AGRESTE>Matérias

 

Jornal do Brasil - Caderno B
São Paulo, 24 de janeiro de 2004

Homossexualidade e traição na cena teatral de São Paulo
Em `Agreste`, tema do homoerotismo vira fábula nordestina. Em `Senhoras e senhores`, mágoa entre casais vira comédia .


A poesia cênica de um teatro regionalista com inflexão homoerótica se desenha em Agreste, que estreou semana passada no Teatro Cacilda Becker, no bairro da Lapa, em São Paulo, como o elemento impulsionador da narrativa. O autor pernambucano Newton Moreno mantém a integridade de seu universo dramatúrgico neste texto em que matizes da cultura nordestina (imaginário popular, oralidade, literatura) permeiam o contato afetivo através de zonas obscuras e dubiedades. Newton Moreno retoma, ainda que em escala bem menos reveladora, a dramaturgia de conotação homossexual, que já foi vista no rio, há dois anos, em Dentro , surpreendente transposição poética da solidão dos desejos.

Agreste é quase uma fábula em que os processsos narrativos se desmontam nas vozes dos contadores, eles próprios personagens do “causo” que expõem. Na aridez da paisagem, geográfica e humana, o encontro amoroso é feito de silêncio e medo, e a fuga deste homem e desta mulher para o sertão profundo é a viagem definitiva até a tragédia. A aproximação receosa e prevenida dos dois é lenta como o tempo em que viviam, sempre separados por uma cerca que precisou ser rompida para que se cumprisse o inevitabilidade de um desígnio, já “que tinha alguma coisa no amor deles que não devia acontecer, mas aconteceu”.

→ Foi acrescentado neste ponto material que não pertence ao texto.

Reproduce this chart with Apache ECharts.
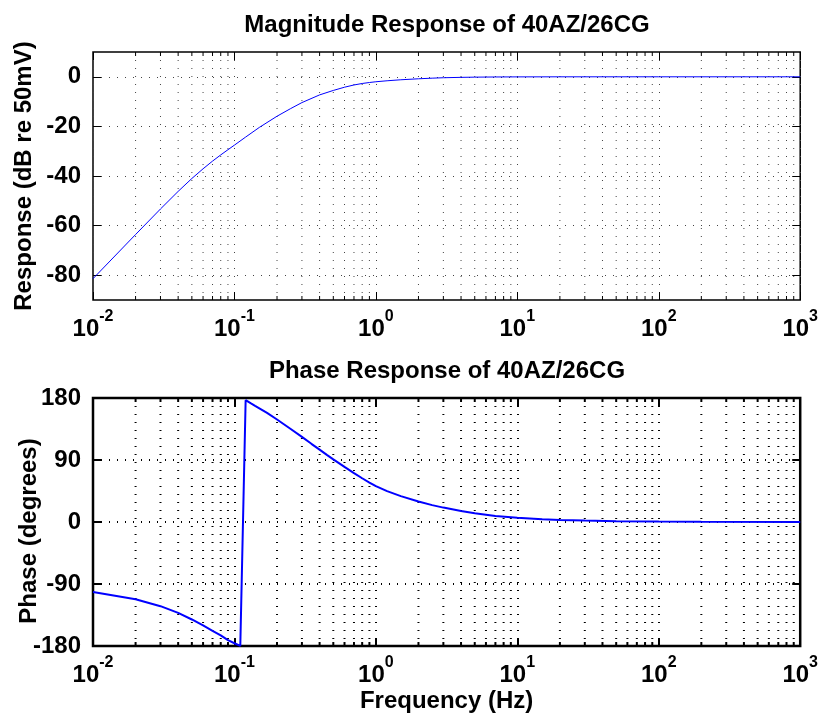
<!DOCTYPE html>
<html>
<head>
<meta charset="utf-8">
<script src="https://cdn.jsdelivr.net/npm/echarts@6/dist/echarts.min.js"></script>
<style>
  html, body { margin: 0; padding: 0; background: #ffffff; }
  #chart { width: 821px; height: 715px; }
</style>
</head>
<body>
<div id="chart"></div>
<script>
// Magnitude response of the 40AZ/26CG channel (frequency in Hz, level in dB re 50 mV)
const magFreq = [0.01, 0.02, 0.03, 0.04, 0.05, 0.06, 0.07, 0.08, 0.09, 0.10, 0.12, 0.15,
                 0.2, 0.25, 0.3, 0.4, 0.5, 0.6, 0.7, 0.8, 0.9, 1.0, 1.2, 1.5,
                 2, 2.5, 3, 4, 5, 7, 10, 20, 100, 1000];
const magDb   = [-81.4, -63.6, -53.3, -46.2, -41.0, -37.1, -34.0, -31.5, -29.4, -27.55, -24.3, -20.4,
                 -15.9, -12.8, -10.4, -7.3, -5.5, -4.2, -3.3, -2.7, -2.3, -2.0, -1.6, -1.2,
                 -0.8, -0.55, -0.38, -0.22, -0.14, -0.07, -0.035, -0.01, 0, 0];

// Phase response (degrees, wrapped to the range -180..180)
const phaseFreq = [0.01, 0.02, 0.03, 0.04, 0.05, 0.06, 0.07, 0.08, 0.09, 0.10, 0.11,
                   0.12, 0.13, 0.14, 0.15, 0.17, 0.2, 0.25, 0.3, 0.35, 0.4, 0.45, 0.5,
                   0.6, 0.7, 0.8, 0.9, 1.0, 1.2, 1.5, 2, 2.5, 3, 4, 5, 7, 10,
                   15, 20, 30, 50, 100, 200, 1000];
const phaseDeg  = [-101.5, -112.1, -122.2, -131.9, -141.5, -150.2, -158.0, -164.7, -171.5, -176.0, -179.8,
                   176.8, 172.5, 168.6, 165.0, 158.3, 148.8, 135.0, 123.5, 113.5, 105.0, 97.5, 91.0,
                   80.0, 71.0, 63.5, 57.3, 52.0, 44.8, 37.5, 29.8, 24.5, 20.9, 15.9, 12.6, 8.8, 6.0,
                   4.0, 3.0, 2.0, 1.2, 0.6, 0.3, 0.06];

// Axis ticks
const decadeTicks = [0.01, 0.1, 1, 10, 100, 1000];
const minorSteps = [2, 3, 4, 5, 6, 7, 8, 9];
const magTicks = [-80, -60, -40, -20, 0];
const phaseTicks = [-180, -90, 0, 90, 180];

const FONT = "'Liberation Sans', Arial, Helvetica, sans-serif";

// minor log grid positions between decades (2..9 x 10^k)
const minorFreqs = [];
decadeTicks.slice(0, -1).forEach(d => minorSteps.forEach(m => minorFreqs.push(+(d * m).toPrecision(3))));

const zip = (xs, ys) => xs.map((x, i) => [x, ys[i]]);

// "10" with the exponent set as a superscript
const logLabel = {
  margin: 9,
  formatter: v => '{b|10}{s|' + Math.round(Math.log10(v)) + '}',
  rich: {
    b: { fontFamily: FONT, fontWeight: 'bold', fontSize: 24, color: '#000', lineHeight: 32, verticalAlign: 'bottom' },
    s: { fontFamily: FONT, fontWeight: 'bold', fontSize: 16, color: '#000', lineHeight: 16, verticalAlign: 'top' }
  }
};

function xAxes(gridIndex, heavy, withName) {
  const grid = { type: [1, 7], color: heavy ? '#000' : '#444', width: heavy ? 2 : 1 };
  const tick = { show: true, inside: true, length: 8, customValues: decadeTicks, lineStyle: { color: '#000', width: heavy ? 2 : 1 } };
  return [
    {
      type: 'log', logBase: 10, gridIndex, min: 0.01, max: 1000, position: 'bottom',
      axisLine: { show: false, onZero: false },
      axisTick: tick,
      axisLabel: Object.assign({ customValues: decadeTicks }, logLabel),
      splitLine: { show: true, lineStyle: grid },
      name: withName ? 'Frequency (Hz)' : '',
      nameLocation: 'middle', nameGap: 43, nameMoveOverlap: false,
      nameTextStyle: { fontFamily: FONT, fontWeight: 'bold', fontSize: 24, color: '#000' }
    },
    {
      type: 'log', logBase: 10, gridIndex, min: 0.01, max: 1000, position: 'top',
      axisLine: { show: false, onZero: false },
      axisTick: tick,
      axisLabel: { show: false, customValues: decadeTicks },
      splitLine: { show: false }
    }
  ];
}

function yAxes(gridIndex, heavy, min, max, ticks, name, nameGap, namePad) {
  const grid = { type: [1, 7], color: heavy ? '#000' : '#444', width: heavy ? 2 : 1 };
  const tick = { show: true, inside: true, length: 8, customValues: ticks, lineStyle: { color: '#000', width: heavy ? 2 : 1 } };
  return [
    {
      type: 'value', gridIndex, min, max, position: 'left',
      axisLine: { show: false, onZero: false },
      axisTick: tick,
      axisLabel: { customValues: ticks, margin: 12, fontFamily: FONT, fontWeight: 'bold', fontSize: 24, color: '#000' },
      splitLine: { show: true, lineStyle: grid },
      name, nameLocation: 'middle', nameGap, nameRotate: 90, nameMoveOverlap: false,
      nameTextStyle: { fontFamily: FONT, fontWeight: 'bold', fontSize: 24, color: '#000', padding: namePad }
    },
    {
      type: 'value', gridIndex, min, max, position: 'right',
      axisLine: { show: false, onZero: false },
      axisTick: tick,
      axisLabel: { show: false, customValues: ticks },
      splitLine: { show: false }
    }
  ];
}

// dotted minor grid lines plus short minor ticks along the top and bottom edges
function minorGrid(axisIdx, heavy) {
  return {
    type: 'custom', xAxisIndex: axisIdx, yAxisIndex: axisIdx, silent: true, z: 1, animation: false,
    data: minorFreqs.map(f => [f, 0]),
    renderItem(params, api) {
      const cs = params.coordSys;
      const x = api.coord([api.value(0), 0])[0];
      const w = heavy ? 2 : 1;
      const col = heavy ? '#000' : '#444';
      return {
        type: 'group',
        children: [
          { type: 'line', shape: { x1: x, y1: cs.y, x2: x, y2: cs.y + cs.height },
            style: { stroke: col, lineWidth: w, lineDash: [1, 7] } },
          { type: 'line', shape: { x1: x, y1: cs.y + cs.height, x2: x, y2: cs.y + cs.height - 4 },
            style: { stroke: '#000', lineWidth: w } },
          { type: 'line', shape: { x1: x, y1: cs.y, x2: x, y2: cs.y + 4 },
            style: { stroke: '#000', lineWidth: w } }
        ]
      };
    }
  };
}

const titleStyle = { fontFamily: FONT, fontWeight: 'bold', fontSize: 24, color: '#000' };

const option = {
  backgroundColor: '#ffffff',
  animation: false,
  title: [
    { text: 'Magnitude Response of 40AZ/26CG', left: 447, top: 13, textAlign: 'center', padding: 0, textStyle: titleStyle },
    { text: 'Phase Response of 40AZ/26CG', left: 447, top: 359, textAlign: 'center', padding: 0, textStyle: titleStyle }
  ],
  grid: [
    { left: 93, right: 20, top: 52, height: 248, show: true, borderColor: '#000', borderWidth: 1.5, backgroundColor: 'transparent' },
    { left: 93, right: 20, top: 398, height: 248, show: true, borderColor: '#000', borderWidth: 2.5, backgroundColor: 'transparent' }
  ],
  xAxis: [...xAxes(0, false, false), ...xAxes(1, true, true)],
  yAxis: [
    ...yAxes(0, false, -90, 10, magTicks, 'Response (dB re 50mV)', 57, [0, 0, 0, 0]),
    ...yAxes(1, true, -180, 180, phaseTicks, 'Phase (degrees)', 52, [0, 18, 0, 0])
  ],
  series: [
    minorGrid(0, false),
    minorGrid(2, true),
    {
      type: 'line', xAxisIndex: 0, yAxisIndex: 0, data: zip(magFreq, magDb), showSymbol: false,
      lineStyle: { color: '#0000ff', width: 1 }, z: 3, silent: true
    },
    {
      type: 'line', xAxisIndex: 2, yAxisIndex: 2, data: zip(phaseFreq, phaseDeg), showSymbol: false,
      lineStyle: { color: '#0000ff', width: 2 }, z: 3, silent: true
    }
  ]
};

const chart = echarts.init(document.getElementById('chart'), null, { renderer: 'canvas' });
chart.setOption(option);
</script>
</body>
</html>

A aspereza da atmosfera se estabelece na narrativa seca e despojada que descreve os movimentos tímidos de cada um deles até alcançar o outro, como introdução àquilo que se desenrola depois da partida para o sertão. Esta primeira parte, um monólogo de força poética, projeta, simultaneamente, a secura física do sertão e a crueza na manifestação dos sentimentos. Há na aridez que perpassa essa cena inicial lembranças de Graciliano Ramos ou de João Cabral de Melo Neto, dispersas num lirismo atritante.

Depois da fuga, o texto adquire o caráter de fábula nordestina, com a incorporação do meio social e da galeria de tipos (o padre, o delegado, os vizinhos) que fornecem contexto regional à trama. Em alguns momentos, essa segunda parte pode parecer um tanto marcada pela caracterização nordestina, tangenciando as referências mais persistentes desse universo. Mas Agreste se afasta desse contexto, pela forma lírica no tratamento do regional e pelo espaço emocional em que transcorre a história.

A direção de Márcio Aurélio é decisiva na ampliação da cena poética. Não só pelas sutis impressões oníricas que impões à encenação mas pelo enxugamento de citações. Originalmente um monólogo, Agreste se estrutura em planos narrativos que seriam interpretados, segundo a rubrica, por um ator-contador e por outros atores, que criam uma “partitura física” .Márcio Aurélio rompe com esta divisão – há sempre o perigo dessa “partitura física” ficar como ilustração dançada do monólogo-, trabalhando efetivamente, com os níveis narrativos e distribuindo as cenas por dois atores.

É essa dupla de atores que monta e desmonta o cenário e as instâncias da fabulação, integrando a universalidade do prólogo e o regionalismo da segunda parte. O diretor encontrou o ponto de flexão da sua montagem no uso do sotaque em contraponto à fala poética. Num despojamento de gestos e de adereços, a primeira parte é desenhada pela imobilidade dos atores, de frente para a platéia, permitindo, deste modo, que esta se envolva, quase unicamente pela audição, com a beleza poética do texto. Nas cenas da fábula sertaneja, varais e lençóis, candeeiros e objetos ministurizados se transfiguram em telas para projetar o mundo rural e em circo mambembe para conter a representação .

Paulo Marcello e João Carlos Andreazza formam a dupla de intérpretes que, como prestidigitadores, manipula a cena em permanente mutação. Quando estáticos, dividem a aspereza poética e silenciam os movimentos para ecoar sonoridades. Quando figuras regionais, umedecem a atuação como os personagens que “põem filhos para aguar, para crescer” . Interpretações de fino rigor e delicados contornos contribuem para que Agreste revigore a cena poética. Um belo espetáculo.